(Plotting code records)
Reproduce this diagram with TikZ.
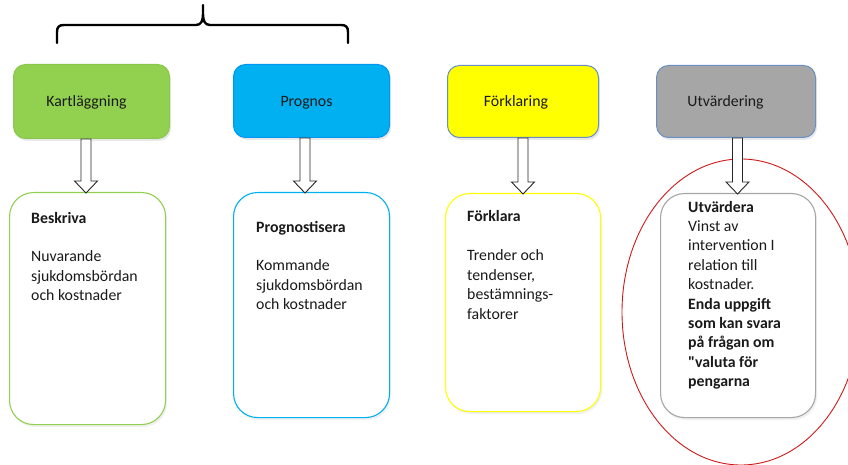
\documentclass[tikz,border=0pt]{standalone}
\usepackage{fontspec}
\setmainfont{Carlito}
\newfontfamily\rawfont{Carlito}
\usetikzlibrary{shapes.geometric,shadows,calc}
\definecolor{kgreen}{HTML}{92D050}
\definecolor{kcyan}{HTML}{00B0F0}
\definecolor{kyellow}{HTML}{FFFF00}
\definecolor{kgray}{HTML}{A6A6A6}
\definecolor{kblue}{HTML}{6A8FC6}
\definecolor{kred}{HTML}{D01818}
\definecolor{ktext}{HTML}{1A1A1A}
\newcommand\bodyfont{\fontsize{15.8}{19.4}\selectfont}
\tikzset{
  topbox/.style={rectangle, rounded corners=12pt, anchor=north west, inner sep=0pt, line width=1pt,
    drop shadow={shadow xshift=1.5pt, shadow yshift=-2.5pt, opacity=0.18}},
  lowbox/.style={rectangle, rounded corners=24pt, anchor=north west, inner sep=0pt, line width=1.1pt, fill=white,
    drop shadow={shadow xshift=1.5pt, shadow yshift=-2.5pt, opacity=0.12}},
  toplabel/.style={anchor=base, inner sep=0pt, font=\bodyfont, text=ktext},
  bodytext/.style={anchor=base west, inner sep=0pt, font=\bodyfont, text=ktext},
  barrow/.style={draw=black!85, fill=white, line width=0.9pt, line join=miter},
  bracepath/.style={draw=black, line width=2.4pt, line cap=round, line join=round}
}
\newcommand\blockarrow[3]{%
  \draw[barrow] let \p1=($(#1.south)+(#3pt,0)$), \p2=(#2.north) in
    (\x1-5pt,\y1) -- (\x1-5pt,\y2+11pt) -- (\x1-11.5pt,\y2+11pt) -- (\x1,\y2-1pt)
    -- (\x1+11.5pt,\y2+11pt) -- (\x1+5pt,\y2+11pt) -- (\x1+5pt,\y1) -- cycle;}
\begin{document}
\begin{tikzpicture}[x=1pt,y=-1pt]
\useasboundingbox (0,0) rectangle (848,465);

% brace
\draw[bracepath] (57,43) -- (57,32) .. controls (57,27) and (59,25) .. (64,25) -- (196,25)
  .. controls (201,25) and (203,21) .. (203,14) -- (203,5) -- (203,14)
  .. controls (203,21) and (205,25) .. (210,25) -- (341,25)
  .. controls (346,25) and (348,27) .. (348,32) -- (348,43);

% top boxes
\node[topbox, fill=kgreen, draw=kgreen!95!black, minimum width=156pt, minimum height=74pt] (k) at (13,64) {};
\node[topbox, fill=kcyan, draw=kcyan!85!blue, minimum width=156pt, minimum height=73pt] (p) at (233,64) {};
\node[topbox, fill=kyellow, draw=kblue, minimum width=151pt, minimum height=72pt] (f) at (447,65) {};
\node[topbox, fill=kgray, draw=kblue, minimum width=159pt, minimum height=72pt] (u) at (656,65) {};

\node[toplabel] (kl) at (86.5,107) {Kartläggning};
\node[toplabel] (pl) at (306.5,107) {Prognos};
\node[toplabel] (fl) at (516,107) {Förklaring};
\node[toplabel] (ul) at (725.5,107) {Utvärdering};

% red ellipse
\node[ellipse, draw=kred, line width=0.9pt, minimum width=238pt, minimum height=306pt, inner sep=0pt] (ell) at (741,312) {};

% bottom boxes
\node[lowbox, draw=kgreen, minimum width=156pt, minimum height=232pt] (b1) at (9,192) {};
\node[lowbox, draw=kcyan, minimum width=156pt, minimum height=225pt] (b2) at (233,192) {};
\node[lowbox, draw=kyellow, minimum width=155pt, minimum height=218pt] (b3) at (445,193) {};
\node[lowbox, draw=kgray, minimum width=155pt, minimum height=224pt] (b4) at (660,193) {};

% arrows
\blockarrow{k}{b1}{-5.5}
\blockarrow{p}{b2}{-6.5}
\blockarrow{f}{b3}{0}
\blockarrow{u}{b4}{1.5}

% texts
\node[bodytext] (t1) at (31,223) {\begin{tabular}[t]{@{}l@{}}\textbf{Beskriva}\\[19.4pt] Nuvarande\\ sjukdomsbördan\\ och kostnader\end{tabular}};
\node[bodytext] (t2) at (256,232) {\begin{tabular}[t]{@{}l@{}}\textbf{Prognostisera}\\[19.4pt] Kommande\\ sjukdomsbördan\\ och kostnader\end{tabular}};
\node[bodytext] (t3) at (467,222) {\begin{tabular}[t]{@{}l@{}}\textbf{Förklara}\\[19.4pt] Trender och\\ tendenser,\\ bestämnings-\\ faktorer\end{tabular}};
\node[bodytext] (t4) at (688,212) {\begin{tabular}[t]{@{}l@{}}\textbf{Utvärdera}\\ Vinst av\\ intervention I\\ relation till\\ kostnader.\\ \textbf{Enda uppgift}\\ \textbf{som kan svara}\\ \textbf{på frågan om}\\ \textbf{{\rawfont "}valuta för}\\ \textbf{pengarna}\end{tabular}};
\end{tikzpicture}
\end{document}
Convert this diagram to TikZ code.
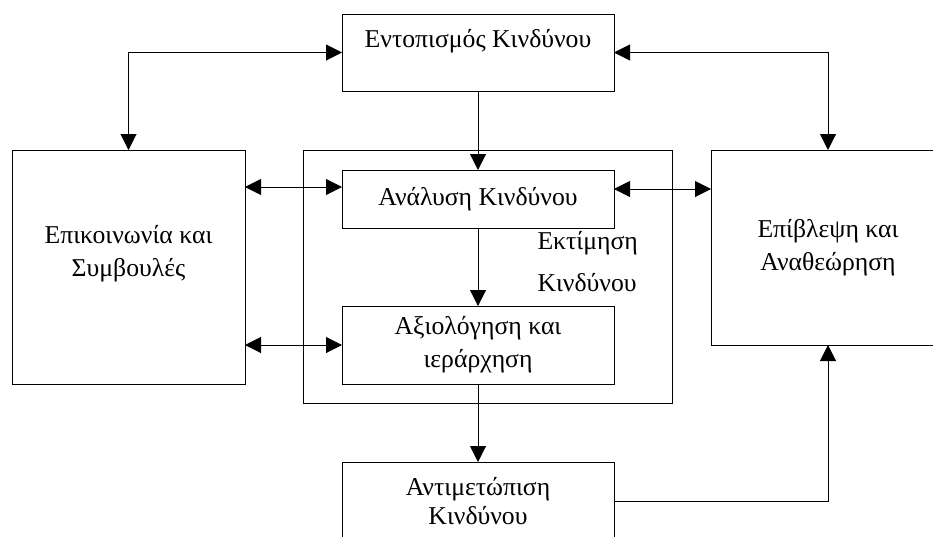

• [Exercise requirements]: Give again, exactly, the lines from the start of the data through the one holding "(348,32) -- (348,43);"; omit the pictures.

• [Written solution]:
Reproduce this diagram with TikZ.
\documentclass[tikz,border=0pt]{standalone}
\usepackage{fontspec}
\setmainfont{Carlito}
\newfontfamily\rawfont{Carlito}
\usetikzlibrary{shapes.geometric,shadows,calc}
\definecolor{kgreen}{HTML}{92D050}
\definecolor{kcyan}{HTML}{00B0F0}
\definecolor{kyellow}{HTML}{FFFF00}
\definecolor{kgray}{HTML}{A6A6A6}
\definecolor{kblue}{HTML}{6A8FC6}
\definecolor{kred}{HTML}{D01818}
\definecolor{ktext}{HTML}{1A1A1A}
\newcommand\bodyfont{\fontsize{15.8}{19.4}\selectfont}
\tikzset{
  topbox/.style={rectangle, rounded corners=12pt, anchor=north west, inner sep=0pt, line width=1pt,
    drop shadow={shadow xshift=1.5pt, shadow yshift=-2.5pt, opacity=0.18}},
  lowbox/.style={rectangle, rounded corners=24pt, anchor=north west, inner sep=0pt, line width=1.1pt, fill=white,
    drop shadow={shadow xshift=1.5pt, shadow yshift=-2.5pt, opacity=0.12}},
  toplabel/.style={anchor=base, inner sep=0pt, font=\bodyfont, text=ktext},
  bodytext/.style={anchor=base west, inner sep=0pt, font=\bodyfont, text=ktext},
  barrow/.style={draw=black!85, fill=white, line width=0.9pt, line join=miter},
  bracepath/.style={draw=black, line width=2.4pt, line cap=round, line join=round}
}
\newcommand\blockarrow[3]{%
  \draw[barrow] let \p1=($(#1.south)+(#3pt,0)$), \p2=(#2.north) in
    (\x1-5pt,\y1) -- (\x1-5pt,\y2+11pt) -- (\x1-11.5pt,\y2+11pt) -- (\x1,\y2-1pt)
    -- (\x1+11.5pt,\y2+11pt) -- (\x1+5pt,\y2+11pt) -- (\x1+5pt,\y1) -- cycle;}
\begin{document}
\begin{tikzpicture}[x=1pt,y=-1pt]
\useasboundingbox (0,0) rectangle (848,465);

% brace
\draw[bracepath] (57,43) -- (57,32) .. controls (57,27) and (59,25) .. (64,25) -- (196,25)
  .. controls (201,25) and (203,21) .. (203,14) -- (203,5) -- (203,14)
  .. controls (203,21) and (205,25) .. (210,25) -- (341,25)
  .. controls (346,25) and (348,27) .. (348,32) -- (348,43);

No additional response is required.